▶ [Goal] Repeat, exactly and only, the lines from the beginning of the data through the line with "(0,0) rectangle (1306,837);". Pictures are left out.

▶ [Source data]
[BEGIN]

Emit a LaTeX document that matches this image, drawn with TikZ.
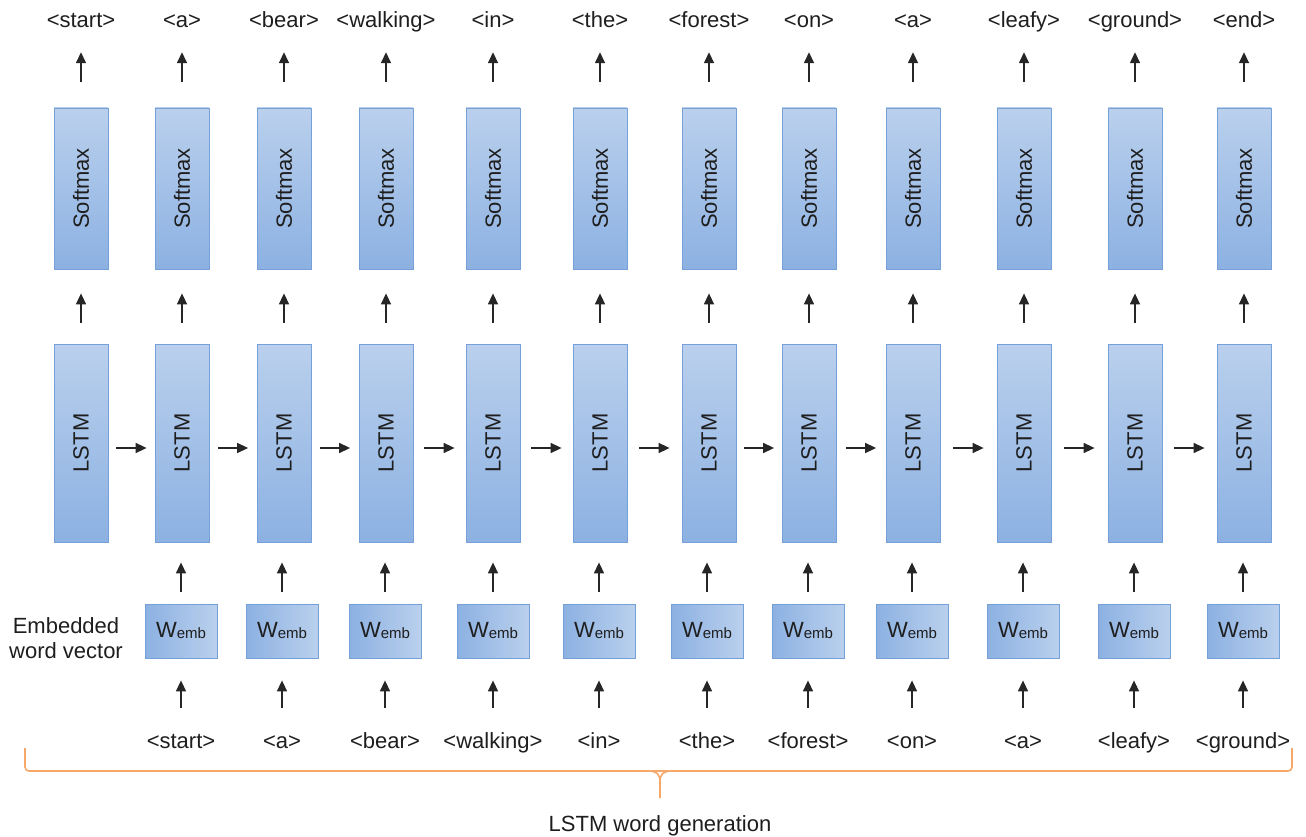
\documentclass[tikz,border=0pt]{standalone}
\usepackage{fontspec}
\setmainfont{Liberation Sans}
\usepackage{graphicx}
\usetikzlibrary{arrows.meta}
\definecolor{boxtop}{RGB}{186,208,237}
\definecolor{boxbot}{RGB}{140,177,226}
\definecolor{boxline}{RGB}{118,160,216}
\definecolor{bracecol}{RGB}{245,168,105}
\definecolor{txt}{RGB}{30,30,30}
\begin{document}
\begin{tikzpicture}[x=1pt,y=-1pt,
  every node/.style={text=txt, font=\fontsize{22}{25}\selectfont},
  lbl/.style={inner sep=0pt, text height=16pt, text depth=5pt, anchor=base},
  smbox/.style={draw=boxline, line width=0.8pt, top color=boxtop, bottom color=boxbot, minimum width=54pt, minimum height=161pt, inner sep=0pt},
  lstmbox/.style={smbox, minimum height=198pt},
  embbox/.style={draw=boxline, line width=0.8pt, left color=boxbot, right color=boxtop, minimum width=72pt, minimum height=54pt, inner sep=0pt},
  arr/.style={-{Triangle[length=11pt,width=10pt]}, line width=1.5pt, draw=black!85},
  bracestyle/.style={draw=bracecol, line width=1.6pt}]
\useasboundingbox (0,0) rectangle (1306,837);

\foreach \x/\t [count=\i] in {81/{<start>},182/{<a>},284/{<bear>},386/{<walking>},493/{<in>},600/{<the>},709/{<forest>},809/{<on>},913/{<a>},1024/{<leafy>},1135/{<ground>},1244/{<end>}} {
  \node[smbox] (s\i) at (\x,188.5) {\rotatebox{90}{Softmax}};
  \node[lstmbox] (l\i) at (\x,443) {\rotatebox{90}{LSTM}};
  \node[lbl] (t\i) at (\x,28) {\t};
}
\foreach \x/\t [count=\i from 2] in {181/{<start>},282/{<a>},385/{<bear>},493/{<walking>},599/{<in>},707/{<the>},808/{<forest>},912/{<on>},1023/{<a>},1134/{<leafy>},1243/{<ground>}} {
  \node[embbox] (w\i) at (\x,631) {W\raisebox{-1pt}{\fontsize{15}{15}\selectfont emb}};
  \node[lbl] (b\i) at (\x,748) {\t};
}

\foreach \i in {1,...,12} {
  \draw[arr, shorten <=26pt, shorten >=19pt] (s\i) -- (t\i);
  \draw[arr, shorten <=21pt, shorten >=24pt] (l\i) -- (s\i);
}
\foreach \i in {2,...,12} {
  \draw[arr, shorten <=12pt, shorten >=20pt] (w\i.north) -- (w\i.north |- l\i.south);
  \draw[arr, shorten <=24pt, shorten >=22pt] (b\i) -- (w\i);
}
\foreach \i/\j/\g in {1/2/8,2/3/8.5,3/4/8.5,4/5/11,5/6/11,6/7/12,7/8/7.5,8/9/9.5,9/10/13,10/11/13,11/12/12} {
  \draw[arr, shorten <=\g pt, shorten >=\g pt] ([yshift=-5pt]l\i.east) -- ([yshift=-5pt]l\j.west);
}

\node[inner sep=0pt, align=center] (ewv) at (66,638) {Embedded\\word vector};

\coordinate (bl) at (25,748);
\coordinate (br) at (1292,748);
\coordinate (tip) at (660,798);
\draw[bracestyle, rounded corners=4pt] (bl) -- (25,771) -- (1292,771) -- (br);
\draw[bracestyle] (648,771) .. controls (657,771) and (660,774) .. (660,782) -- (tip);
\draw[bracestyle] (672,771) .. controls (663,771) and (660,774) .. (660,782);
\node[anchor=base] (cap) at (660,831) {LSTM word generation};
\end{tikzpicture}
\end{document}
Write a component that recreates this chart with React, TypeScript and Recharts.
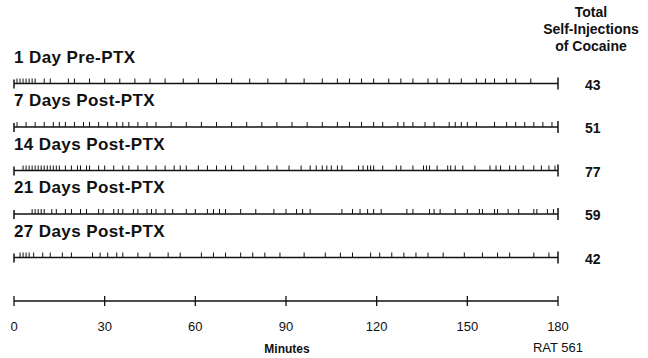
import { ScatterChart, Scatter, XAxis, YAxis, ReferenceLine } from 'recharts';

// row labels, totals and the y slot of each session (top row = 5)
const SESSIONS = ['1 Day Pre-PTX', '7 Days Post-PTX', '14 Days Post-PTX', '21 Days Post-PTX', '27 Days Post-PTX'];
const TOTALS = [43, 51, 77, 59, 42];
const ROW_Y = [5, 4, 3, 2, 1];
const MINUTE_TICKS = [0, 30, 60, 90, 120, 150, 180];

// injection times (minutes)
const DAY1_PRE = [1, 2, 3, 4, 5, 6, 7, 10, 12, 18, 20, 25, 30, 35, 40, 45, 50, 56, 61, 67, 72, 78, 84, 90, 96,
  102, 107, 111, 115, 119, 124, 128, 132, 137, 140, 144, 148, 153, 156, 159, 163, 166, 171];
const DAY7_POST = [1, 4, 7, 10, 13, 15, 17, 20, 23, 25, 28, 31, 34, 36, 38, 41, 44, 47, 52, 57, 62, 67, 72, 77, 82, 87, 92, 97,
  102, 107, 111, 115, 119, 122, 127, 129, 132, 136, 139, 144, 146, 148, 150, 153, 159, 163, 166, 169, 172, 175, 178];
const DAY14_POST = [3, 4, 5, 6, 7, 8, 9, 10, 11, 12, 13, 14, 15, 17, 19, 21, 22, 24, 25, 28, 30, 33, 36, 38, 41, 44,
  47, 50, 53, 55, 57, 61, 64, 67, 70, 72, 76, 80, 84, 87, 91, 95, 98, 100,
  102, 103.5, 105, 107, 108.5, 114, 115.5, 117, 118, 119, 122, 126.5, 128, 132, 135.5, 136.5, 137.5, 140, 143.5, 144.5,
  146, 148.5, 152.5, 157.5, 159.5, 161, 164, 166, 168.5, 172, 174.5, 177, 179];
const DAY21_POST = [6, 7, 8, 9, 10, 12.5, 14, 17, 19, 22, 24, 28, 29.5, 33, 34.5, 36, 39.5, 41, 44, 45.5, 47, 50, 52.5,
  57, 60, 64, 66, 68, 70, 75, 80, 86, 90, 93.5, 95.5, 98,
  108.5, 112, 114.5, 117, 119, 121.5, 130, 132, 137.5, 139, 141, 146, 150, 154, 155, 159, 160, 163.5, 167, 172, 173, 176.5, 178.5];
const DAY27_POST = [2, 3, 4, 5, 6.5, 9.5, 12, 16, 19, 26, 28.5, 31, 34, 36, 41, 45, 51, 55, 62, 66, 70, 75, 79, 83, 88, 96,
  103, 108, 112, 118, 121, 125, 129, 133, 137, 142, 149, 155, 160, 164, 172, 177];

const EVENTS = [DAY1_PRE, DAY7_POST, DAY14_POST, DAY21_POST, DAY27_POST];

const FONT = '"Liberation Sans", Arial, sans-serif';
const INK = '#111';

const eventPoints = EVENTS.flatMap((times, i) => times.map((t) => ({ x: t, y: ROW_Y[i] })));
const startCaps = ROW_Y.map((y, i) => ({ x: 0, y, label: SESSIONS[i] }));
const endCaps = ROW_Y.map((y, i) => ({ x: 180, y, total: TOTALS[i] }));

const EventTick = (props: any) => {
  const { cx, cy } = props;
  return <line x1={cx} y1={cy} x2={cx} y2={cy - 5} stroke={INK} strokeWidth={1} />;
};

const StartCap = (props: any) => {
  const { cx, cy, payload } = props;
  return (
    <g>
      <line x1={cx} y1={cy - 4} x2={cx} y2={cy + 5} stroke={INK} strokeWidth={1.5} />
      <text x={cx} y={cy - 21} fontFamily={FONT} fontWeight="bold" fontSize={17} letterSpacing={0.4} fill={INK}>
        {payload.label}
      </text>
    </g>
  );
};

const EndCap = (props: any) => {
  const { cx, cy, payload } = props;
  return (
    <g>
      <line x1={cx} y1={cy - 6} x2={cx} y2={cy + 6} stroke={INK} strokeWidth={1.5} />
      <text x={cx + 27} y={cy + 6} fontFamily={FONT} fontWeight="bold" fontSize={14} fill={INK}>
        {payload.total}
      </text>
    </g>
  );
};

const MinuteTick = (props: any) => {
  const { x, y, payload } = props;
  return (
    <g>
      <line x1={x} y1={y - 5} x2={x} y2={y + 5} stroke={INK} strokeWidth={1.3} />
      <text x={x} y={y + 30} textAnchor="middle" fontFamily={FONT} fontSize={13} fill={INK}>
        {payload.value}
      </text>
    </g>
  );
};

export default function App() {
  return (
    <div style={{ position: 'absolute', left: 0, top: 0, width: 648, height: 358, background: '#fff' }}>
      <ScatterChart width={648} height={358} margin={{ top: 40, right: 90, bottom: 0, left: 14 }}>
        <XAxis
          type="number"
          dataKey="x"
          domain={[0, 180]}
          ticks={MINUTE_TICKS}
          interval={0}
          tickSize={0}
          tickMargin={0}
          tickLine={false}
          axisLine={{ stroke: INK, strokeWidth: 1.3 }}
          tick={<MinuteTick />}
          height={57}
        />
        <YAxis type="number" dataKey="y" domain={[0, 6]} hide />
        {ROW_Y.map((y) => (
          <ReferenceLine key={y} y={y} stroke={INK} strokeWidth={1.4} />
        ))}
        <Scatter data={eventPoints} shape={<EventTick />} isAnimationActive={false} />
        <Scatter data={startCaps} shape={<StartCap />} isAnimationActive={false} />
        <Scatter data={endCaps} shape={<EndCap />} isAnimationActive={false} />
      </ScatterChart>
      <div style={{ position: 'absolute', left: 535, top: 4, width: 112, textAlign: 'center', fontFamily: FONT, fontWeight: 'bold', fontSize: 14, lineHeight: '17px', color: INK }}>
        Total<br />Self-Injections<br />of Cocaine
      </div>
      <div style={{ position: 'absolute', left: 287, top: 342, transform: 'translateX(-50%)', fontFamily: FONT, fontWeight: 'bold', fontSize: 12, color: INK }}>
        Minutes
      </div>
      <div style={{ position: 'absolute', left: 558, top: 340, transform: 'translateX(-50%)', fontFamily: FONT, fontSize: 13, color: INK, whiteSpace: 'nowrap' }}>
        RAT 561
      </div>
    </div>
  );
}
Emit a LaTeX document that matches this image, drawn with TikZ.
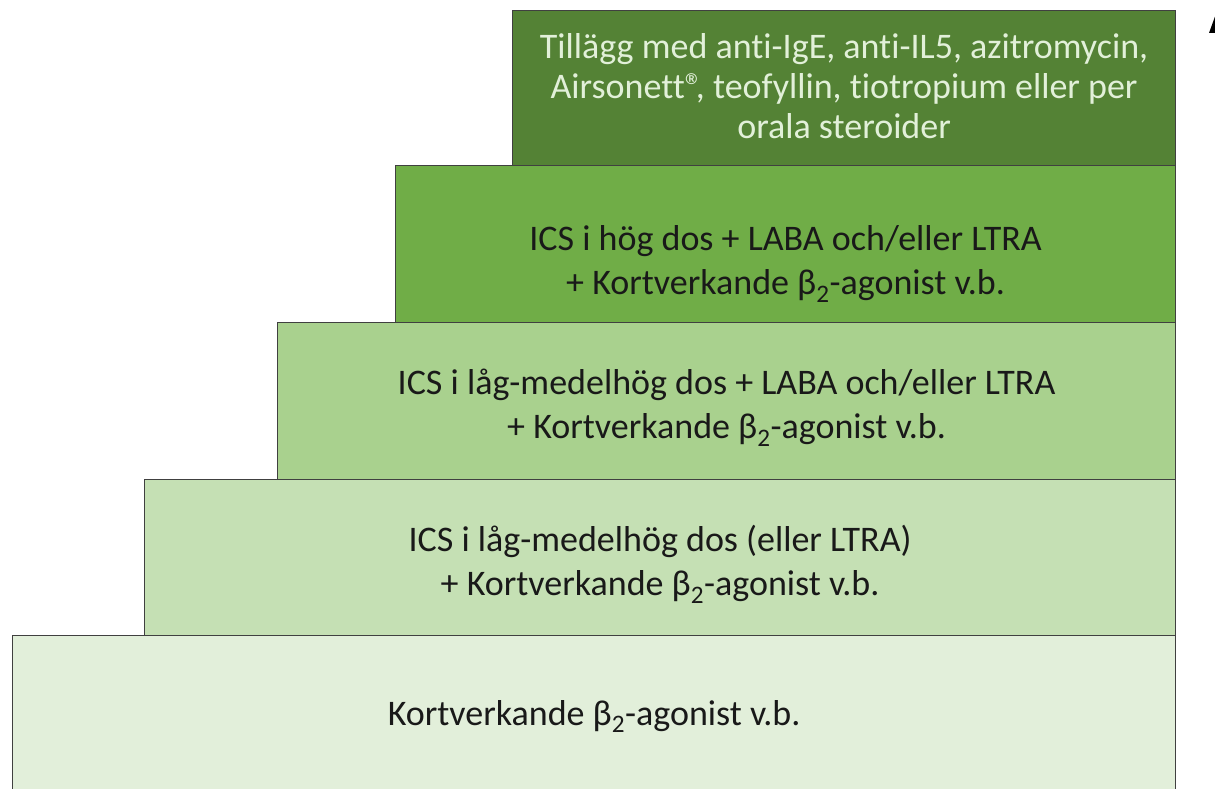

[END]

▶ [Correct output]
Emit a LaTeX document that matches this image, drawn with TikZ.
\documentclass[tikz,border=0pt]{standalone}
\usepackage{fontspec}
\setmainfont{Liberation Sans}
\usepackage{graphicx}
\usetikzlibrary{arrows.meta}
\definecolor{boxtop}{RGB}{186,208,237}
\definecolor{boxbot}{RGB}{140,177,226}
\definecolor{boxline}{RGB}{118,160,216}
\definecolor{bracecol}{RGB}{245,168,105}
\definecolor{txt}{RGB}{30,30,30}
\begin{document}
\begin{tikzpicture}[x=1pt,y=-1pt,
  every node/.style={text=txt, font=\fontsize{22}{25}\selectfont},
  lbl/.style={inner sep=0pt, text height=16pt, text depth=5pt, anchor=base},
  smbox/.style={draw=boxline, line width=0.8pt, top color=boxtop, bottom color=boxbot, minimum width=54pt, minimum height=161pt, inner sep=0pt},
  lstmbox/.style={smbox, minimum height=198pt},
  embbox/.style={draw=boxline, line width=0.8pt, left color=boxbot, right color=boxtop, minimum width=72pt, minimum height=54pt, inner sep=0pt},
  arr/.style={-{Triangle[length=11pt,width=10pt]}, line width=1.5pt, draw=black!85},
  bracestyle/.style={draw=bracecol, line width=1.6pt}]
\useasboundingbox (0,0) rectangle (1306,837);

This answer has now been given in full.